[START Data block]
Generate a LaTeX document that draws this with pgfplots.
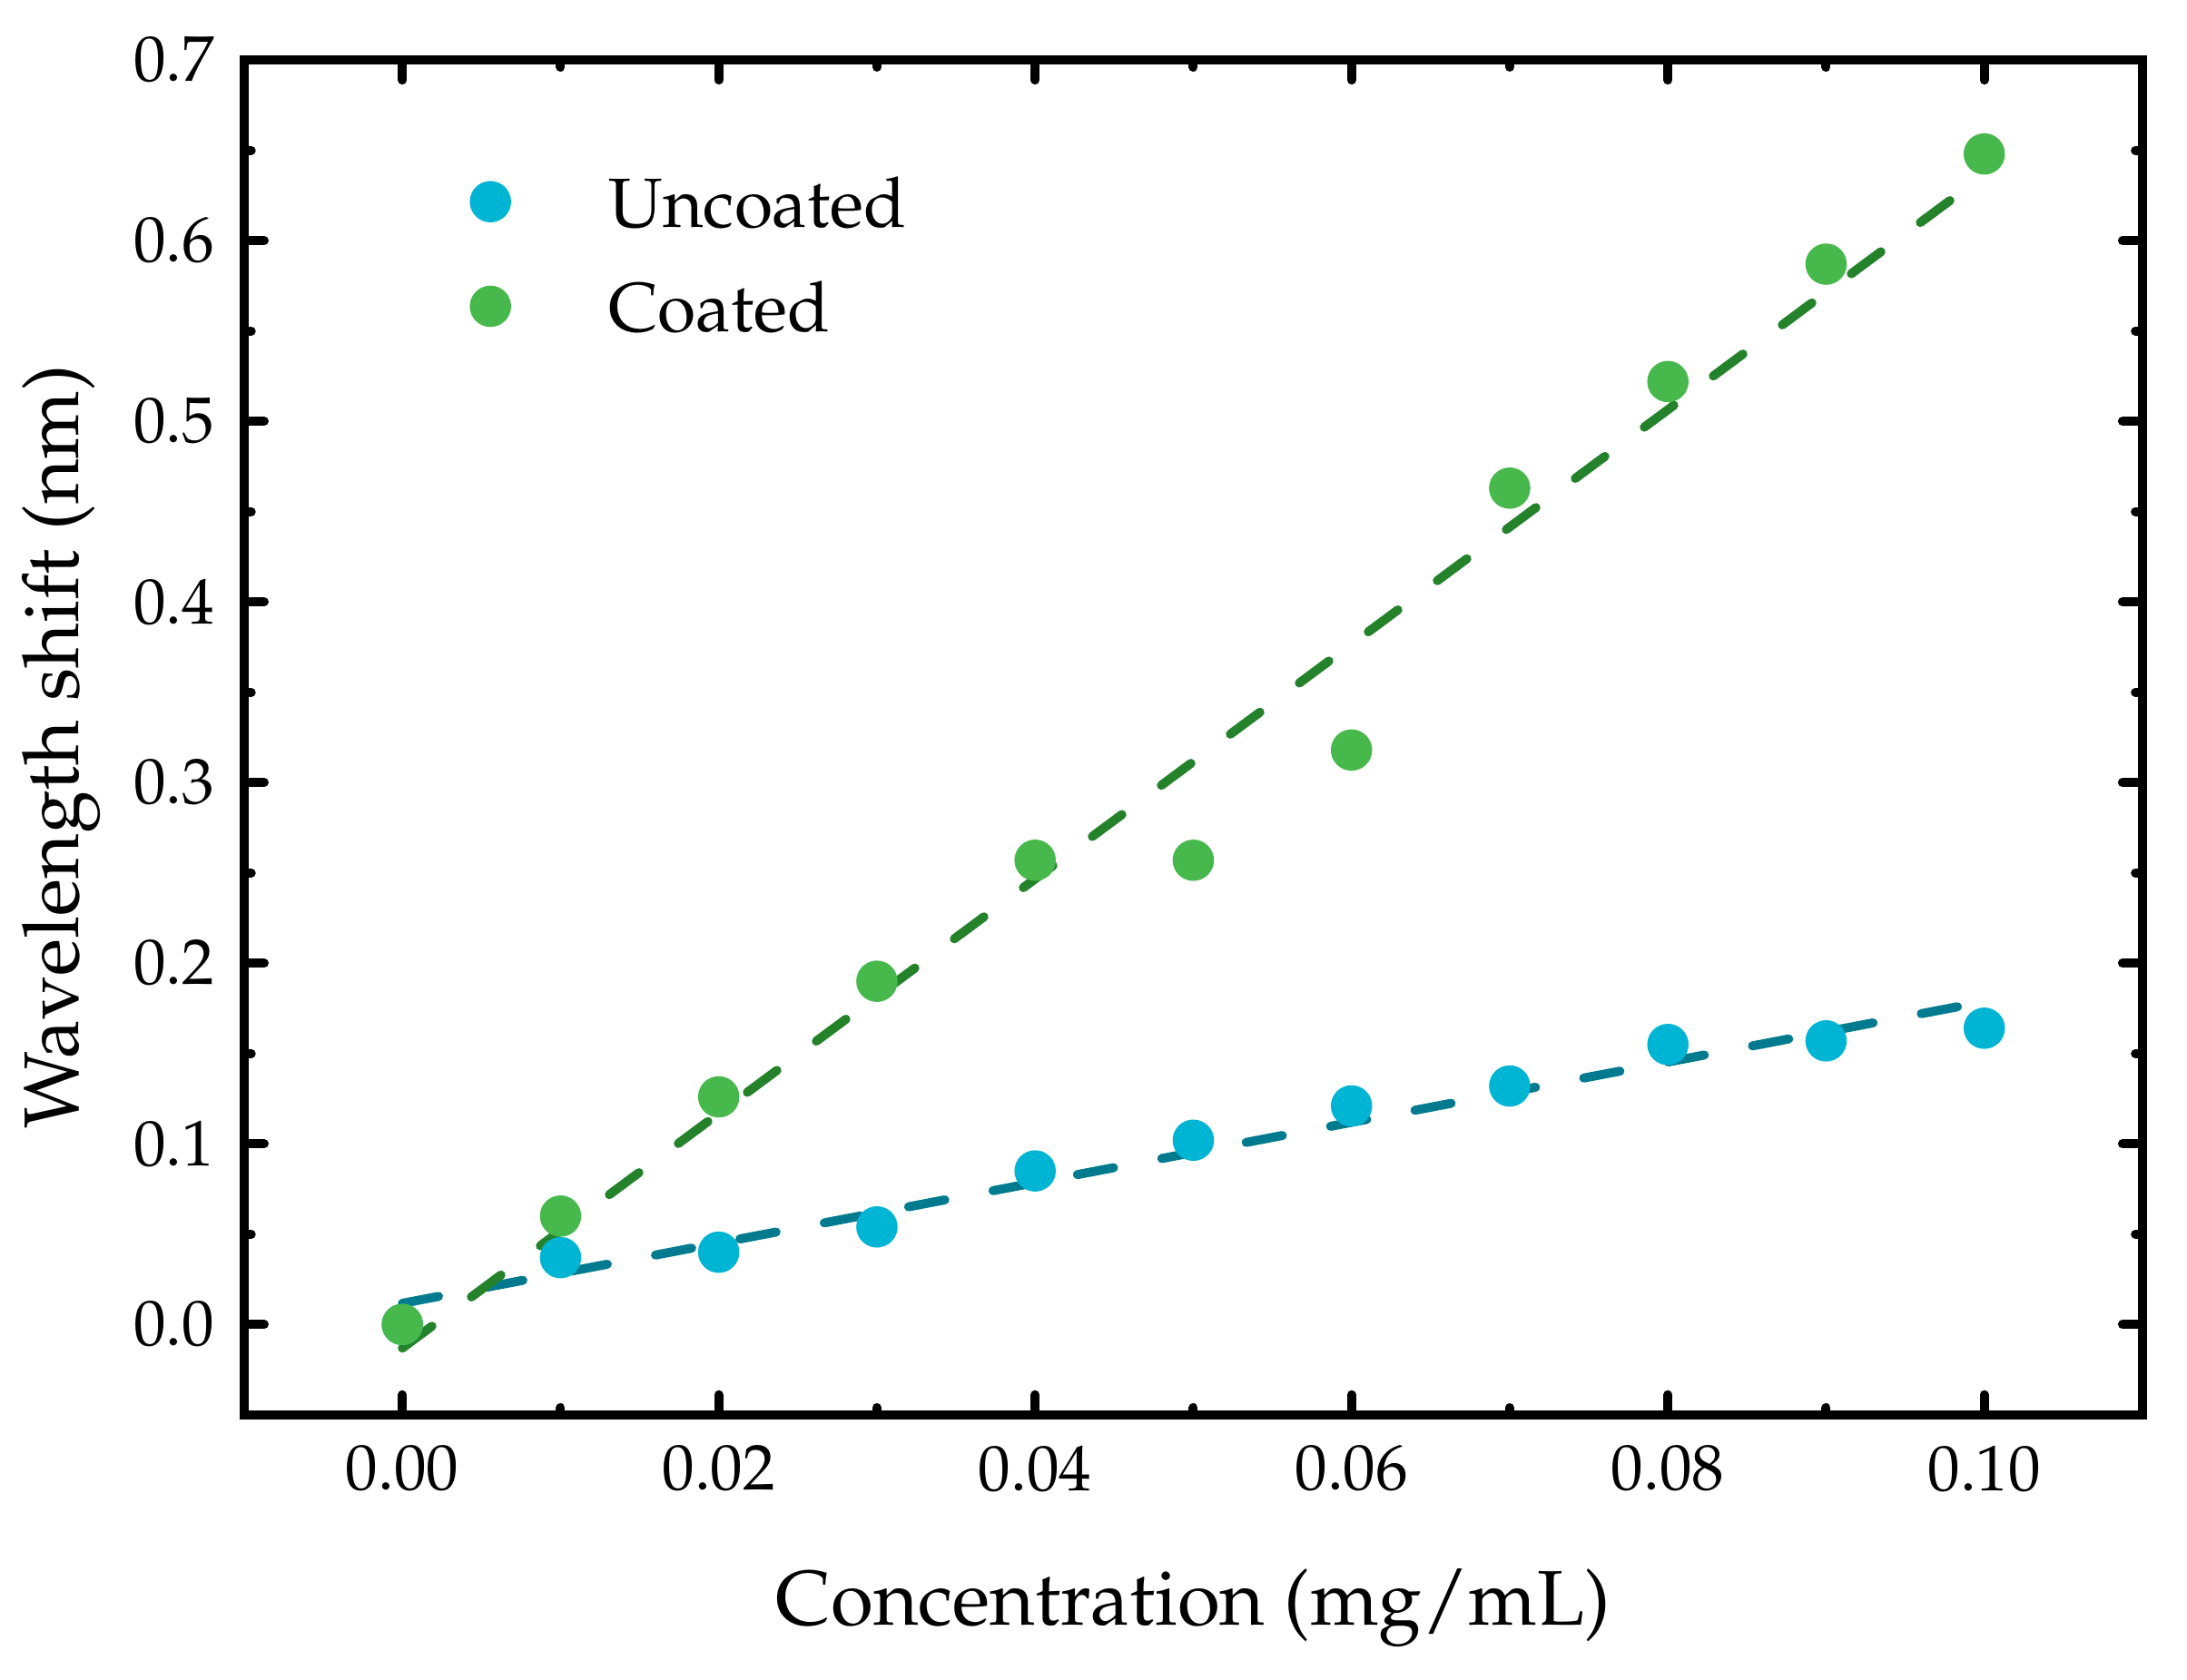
\documentclass[border=0pt]{standalone}
\usepackage[T1]{fontenc}
\usepackage{mathpazo}
\usepackage{pgfplots}
\pgfplotsset{compat=1.18}

\definecolor{uncmark}{RGB}{0,180,212}
\definecolor{uncline}{RGB}{0,122,143}
\definecolor{coamark}{RGB}{71,184,75}
\definecolor{coaline}{RGB}{35,130,42}

\begin{document}
\begin{tikzpicture}
\begin{axis}[
    scale only axis,
    width=293.9pt, height=209.8pt,
    xmin=-0.01, xmax=0.11,
    ymin=-0.05, ymax=0.7,
    xtick={0,0.02,0.04,0.06,0.08,0.1},
    ytick={0,0.1,0.2,0.3,0.4,0.5,0.6,0.7},
    minor x tick num=1,
    minor y tick num=1,
    tick align=inside,
    major tick length=3.1pt,
    minor tick length=1.1pt,
    every tick/.style={black, line width=1.4pt, line cap=round},
    axis line style={line width=1.45pt},
    scaled ticks=false,
    xticklabel style={/pgf/number format/fixed, /pgf/number format/fixed zerofill,
        /pgf/number format/precision=2, yshift=-1.2pt},
    yticklabel style={/pgf/number format/fixed, /pgf/number format/fixed zerofill,
        /pgf/number format/precision=1, xshift=-1.1pt},
    ticklabel style={font=\fontsize{10}{12}\selectfont},
    xlabel={Concentration (mg/mL)},
    ylabel={Wavelength shift (nm)},
    label style={font=\fontsize{12}{14}\selectfont},
    xlabel style={at={(axis description cs:0.5,-0.1554)}, anchor=base},
    ylabel style={at={(axis description cs:-0.0871,0.493)}, anchor=base},
    legend style={draw=none, fill=none, at={(0.118,0.935)}, anchor=north west,
        inner sep=0pt, font=\fontsize{10.8}{13}\selectfont,
        nodes={text height=8pt, text depth=0pt, inner ysep=4.1pt}},
    legend cell align=left,
    legend image code/.code={
        \path[draw=none] (-3.25pt,0pt) -- (16.3pt,0pt);
        \draw[#1] plot coordinates {(0pt,0pt)};
    },
]
% measured points
\addplot[only marks, mark=*, mark size=3.0pt, color=uncmark] coordinates {
    (0.00,0.000) (0.01,0.037) (0.02,0.040) (0.03,0.054) (0.04,0.085)
    (0.05,0.102) (0.06,0.121) (0.07,0.132) (0.08,0.155) (0.09,0.157)
    (0.10,0.164)
};
\addlegendentry{Uncoated}
\addplot[only marks, mark=*, mark size=3.0pt, color=coamark] coordinates {
    (0.00,0.000) (0.01,0.060) (0.02,0.126) (0.03,0.190) (0.04,0.257)
    (0.05,0.257) (0.06,0.318) (0.07,0.463) (0.08,0.522) (0.09,0.587)
    (0.10,0.648)
};
\addlegendentry{Coated}
% linear fits
\addplot[forget plot, color=uncline, line width=1.4pt, line cap=round,
    dash pattern=on 5.7pt off 7.6pt] coordinates {(0,0.0117) (0.1,0.1787)};
\addplot[forget plot, color=coaline, line width=1.4pt, line cap=round,
    dash pattern=on 5.7pt off 7.6pt] coordinates {(0,-0.0131) (0.1,0.6363)};
\end{axis}
\pgfresetboundingbox
\path ([shift={(-37.8pt,-41.0pt)}]current axis.south west) rectangle ([shift={(6.9pt,9.3pt)}]current axis.north east);
\end{tikzpicture}
\end{document}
[END Data block]
Copy the listing over exactly, skipping the pictures it holds.

Generate a LaTeX document that draws this with pgfplots.
\documentclass[border=0pt]{standalone}
\usepackage[T1]{fontenc}
\usepackage{mathpazo}
\usepackage{pgfplots}
\pgfplotsset{compat=1.18}

\definecolor{uncmark}{RGB}{0,180,212}
\definecolor{uncline}{RGB}{0,122,143}
\definecolor{coamark}{RGB}{71,184,75}
\definecolor{coaline}{RGB}{35,130,42}

\begin{document}
\begin{tikzpicture}
\begin{axis}[
    scale only axis,
    width=293.9pt, height=209.8pt,
    xmin=-0.01, xmax=0.11,
    ymin=-0.05, ymax=0.7,
    xtick={0,0.02,0.04,0.06,0.08,0.1},
    ytick={0,0.1,0.2,0.3,0.4,0.5,0.6,0.7},
    minor x tick num=1,
    minor y tick num=1,
    tick align=inside,
    major tick length=3.1pt,
    minor tick length=1.1pt,
    every tick/.style={black, line width=1.4pt, line cap=round},
    axis line style={line width=1.45pt},
    scaled ticks=false,
    xticklabel style={/pgf/number format/fixed, /pgf/number format/fixed zerofill,
        /pgf/number format/precision=2, yshift=-1.2pt},
    yticklabel style={/pgf/number format/fixed, /pgf/number format/fixed zerofill,
        /pgf/number format/precision=1, xshift=-1.1pt},
    ticklabel style={font=\fontsize{10}{12}\selectfont},
    xlabel={Concentration (mg/mL)},
    ylabel={Wavelength shift (nm)},
    label style={font=\fontsize{12}{14}\selectfont},
    xlabel style={at={(axis description cs:0.5,-0.1554)}, anchor=base},
    ylabel style={at={(axis description cs:-0.0871,0.493)}, anchor=base},
    legend style={draw=none, fill=none, at={(0.118,0.935)}, anchor=north west,
        inner sep=0pt, font=\fontsize{10.8}{13}\selectfont,
        nodes={text height=8pt, text depth=0pt, inner ysep=4.1pt}},
    legend cell align=left,
    legend image code/.code={
        \path[draw=none] (-3.25pt,0pt) -- (16.3pt,0pt);
        \draw[#1] plot coordinates {(0pt,0pt)};
    },
]
% measured points
\addplot[only marks, mark=*, mark size=3.0pt, color=uncmark] coordinates {
    (0.00,0.000) (0.01,0.037) (0.02,0.040) (0.03,0.054) (0.04,0.085)
    (0.05,0.102) (0.06,0.121) (0.07,0.132) (0.08,0.155) (0.09,0.157)
    (0.10,0.164)
};
\addlegendentry{Uncoated}
\addplot[only marks, mark=*, mark size=3.0pt, color=coamark] coordinates {
    (0.00,0.000) (0.01,0.060) (0.02,0.126) (0.03,0.190) (0.04,0.257)
    (0.05,0.257) (0.06,0.318) (0.07,0.463) (0.08,0.522) (0.09,0.587)
    (0.10,0.648)
};
\addlegendentry{Coated}
% linear fits
\addplot[forget plot, color=uncline, line width=1.4pt, line cap=round,
    dash pattern=on 5.7pt off 7.6pt] coordinates {(0,0.0117) (0.1,0.1787)};
\addplot[forget plot, color=coaline, line width=1.4pt, line cap=round,
    dash pattern=on 5.7pt off 7.6pt] coordinates {(0,-0.0131) (0.1,0.6363)};
\end{axis}
\pgfresetboundingbox
\path ([shift={(-37.8pt,-41.0pt)}]current axis.south west) rectangle ([shift={(6.9pt,9.3pt)}]current axis.north east);
\end{tikzpicture}
\end{document}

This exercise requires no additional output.